The students I see every day bear no resemblance whatsoever to the self-reverent punks currently polluting the civic space. Most are middle class kids with jobs on the side. We have lots of veterans coming through now on the GI Bill and plenty of 'non-traditional' students too.

At RVCC are a lot of working class immigrant kids. Lots of Latins in this part of Jersey, plenty of African American students and a growing Indian population. This later growth makes sense as Chindia is right around the corner. I know, I live there. The Indian parents don't mind saving a buck. Can't say that for the Chinese, who are still sending their kids to Rutgers, Princeton, etc. Defying the imagination, there is still not a decent Chinese restaurant around here, but that is a subject for another post. In nearly 7 years of teaching I have had three, count 'em, three Asian students, one was adopted, one was an adult. its not a stereotype if its true...

Most of the students couldn't care less about all this history stuff, much less current events. As far as the issues brought up by the 'elite' students, they would have no idea what to think.

Sorry, this isn't a race thing, its a class thing. You have to have a lot of money to care about what the Princeton school of international affairs is named. My students are far too busy.

Tuesday, November 17, 2015

Blame the Prof. I know I do.

All this student unrest on various college campuses brings me back...ahhhhh the early 1990's

Back in my undergrad days me and all the other poly sci majors at Wesley College were student activists. Don't be impressed, in 1993 the poly sci department had two professors and a dozen students. Needless to say we were a tight nit group. Where all friends on FB now.

We were Generation X, don't you know, and pretty apathetic. Its not that we didn't care, we all saw what was wrong with Wesley College in 1993, its just that we didn't see what good we could do.

Our mentor, the chair of the department spent 1992 and 1993 trying to talk us into taking action. Now, as for Tony, the chair, let's talk about him. Visually, I want you to picture Mr. Van Driesen from Beavis and Butthead. There you go. I'm not making this up. Tony wore a collard shirt and blazer though. He was from Idaho, a Mormon and had done a hitch in the army and followed the Seattle Sea Hawks.
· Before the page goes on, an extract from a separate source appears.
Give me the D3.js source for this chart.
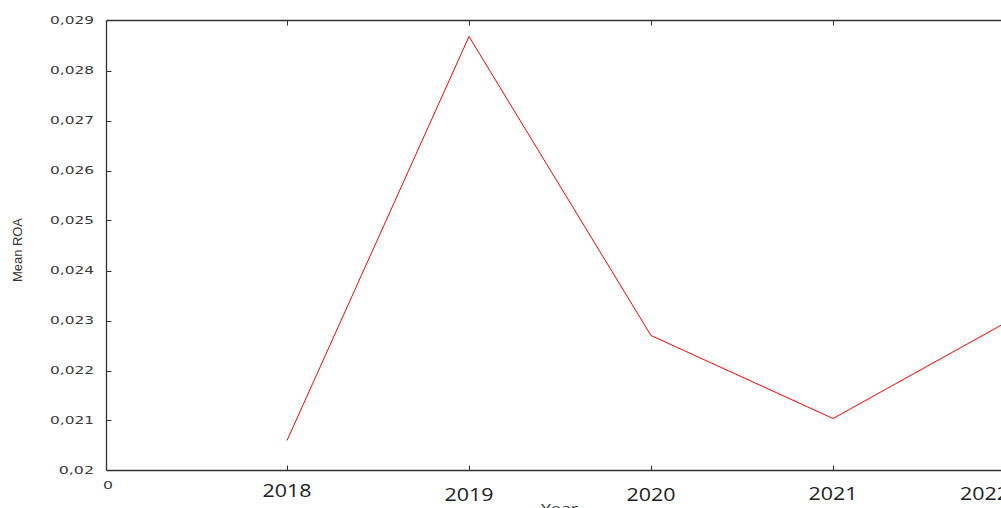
<!DOCTYPE html>
<html><head><meta charset="utf-8">
<script src="https://cdn.jsdelivr.net/npm/d3@7"></script>
<style>body{margin:0;background:#fff;overflow:hidden}svg{display:block}</style>
</head><body>
<svg id="c" width="1001" height="508"></svg>
<script>
const xTickLabels = ["0", "2018", "2019", "2020", "2021", "2022"];
const years = [2018, 2019, 2020, 2021, 2022];
const meanROA = [0.0206, 0.02868, 0.0227, 0.02104, 0.02306];
const yTicks = [0.020, 0.021, 0.022, 0.023, 0.024, 0.025, 0.026, 0.027, 0.028, 0.029];

(function () {
const svg = d3.select("#c");
const mLeft = 106.5, mTop = 20.5, mBottom = 470.5, step = 182;
const x = d3.scaleLinear().domain([1, 5]).range([287, 287 + 4 * step]);
const y = d3.scaleLinear().domain([0.02, 0.029]).range([mBottom, mTop]);
const fmt = v => d3.format(".3~f")(v).replace(".", ",");
const labelY = [485, 490.5, 495, 495, 494, 494];

// frame
svg.append("line").attr("x1", mLeft).attr("x2", 1001).attr("y1", mTop).attr("y2", mTop).attr("stroke", "#333").attr("stroke-width", 1.3);
svg.append("line").attr("x1", mLeft).attr("x2", 1001).attr("y1", mBottom).attr("y2", mBottom).attr("stroke", "#333").attr("stroke-width", 1.3);
svg.append("line").attr("x1", mLeft).attr("x2", mLeft).attr("y1", mTop).attr("y2", mBottom).attr("stroke", "#333").attr("stroke-width", 1.3);

// y axis ticks
const ya = svg.append("g");
ya.selectAll("line").data(yTicks.slice(1, -1)).join("line")
  .attr("x1", mLeft).attr("x2", mLeft + 5).attr("y1", d => Math.round(y(d)) + 0.5).attr("y2", d => Math.round(y(d)) + 0.5)
  .attr("stroke", "#333");
ya.selectAll("text").data(yTicks).join("text")
  .attr("x", 94).attr("y", d => y(d)).attr("dy", "0.36em").attr("text-anchor", "end")
  .attr("font-family", "DejaVu Sans, Verdana, sans-serif").attr("font-size", 11).attr("fill", "#3a3a3a")
  .attr("textLength", d => fmt(d).length * 8.8).attr("lengthAdjust", "spacingAndGlyphs")
  .text(d => fmt(d));

// x axis ticks (bottom & top, inward)
const xi = d3.range(1, 6);
svg.selectAll(".xb").data(xi).join("line").attr("class", "xb")
  .attr("x1", d => Math.round(x(d)) + 0.5).attr("x2", d => Math.round(x(d)) + 0.5).attr("y1", mBottom).attr("y2", mBottom - 5).attr("stroke", "#333");
svg.selectAll(".xt").data(xi).join("line").attr("class", "xt")
  .attr("x1", d => Math.round(x(d)) + 0.5).attr("x2", d => Math.round(x(d)) + 0.5).attr("y1", mTop).attr("y2", mTop + 5).attr("stroke", "#333");

// x labels
svg.append("text").attr("x", 108).attr("y", labelY[0]).attr("dy", "0.36em").attr("text-anchor", "middle")
  .attr("font-family", "DejaVu Sans, Verdana, sans-serif").attr("font-size", 11).attr("fill", "#3a3a3a")
  .attr("textLength", 10).attr("lengthAdjust", "spacingAndGlyphs").text(xTickLabels[0]);
svg.selectAll(".xl").data(xi).join("text").attr("class", "xl")
  .attr("x", d => d === 5 ? 1009 : x(d)).attr("y", d => labelY[d]).attr("dy", "0.36em")
  .attr("text-anchor", d => d === 5 ? "end" : "middle")
  .attr("font-family", "Open Sans, sans-serif").attr("font-size", 17.5).attr("fill", "#222")
  .attr("textLength", 49).attr("lengthAdjust", "spacingAndGlyphs")
  .text(d => xTickLabels[d]);

// axis titles
svg.append("text").attr("x", 559.5).attr("y", 513).attr("text-anchor", "middle")
  .attr("font-family", "Open Sans, sans-serif").attr("font-size", 13).attr("fill", "#333")
  .attr("textLength", 37).attr("lengthAdjust", "spacingAndGlyphs").text("Year");
svg.append("text").attr("transform", "translate(21.5,250) rotate(-90)").attr("text-anchor", "middle")
  .attr("font-family", "Liberation Sans Narrow, Arial Narrow, sans-serif").attr("font-size", 12.5).attr("fill", "#333")
  .attr("textLength", 64).attr("lengthAdjust", "spacingAndGlyphs").text("Mean ROA");

// line
const line = d3.line().x((d, i) => x(i + 1)).y(d => y(d));
svg.append("path").datum(meanROA).attr("d", line).attr("fill", "none").attr("stroke", "#ff0000").attr("stroke-width", 1);
})();
</script>
</body></html>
We could never pin down Tony's politics. He was somewhere left, we knew that, but he insisted he wasn't a socialist. Tony had all the cynicism of an early '90s baby boomer but there was a sense of hope, a belief in what people could do. I know now that politically he was something like George Orwell, a democratic socialist who believed in freedom, and freedom of speech. He hated Wesley College's administration.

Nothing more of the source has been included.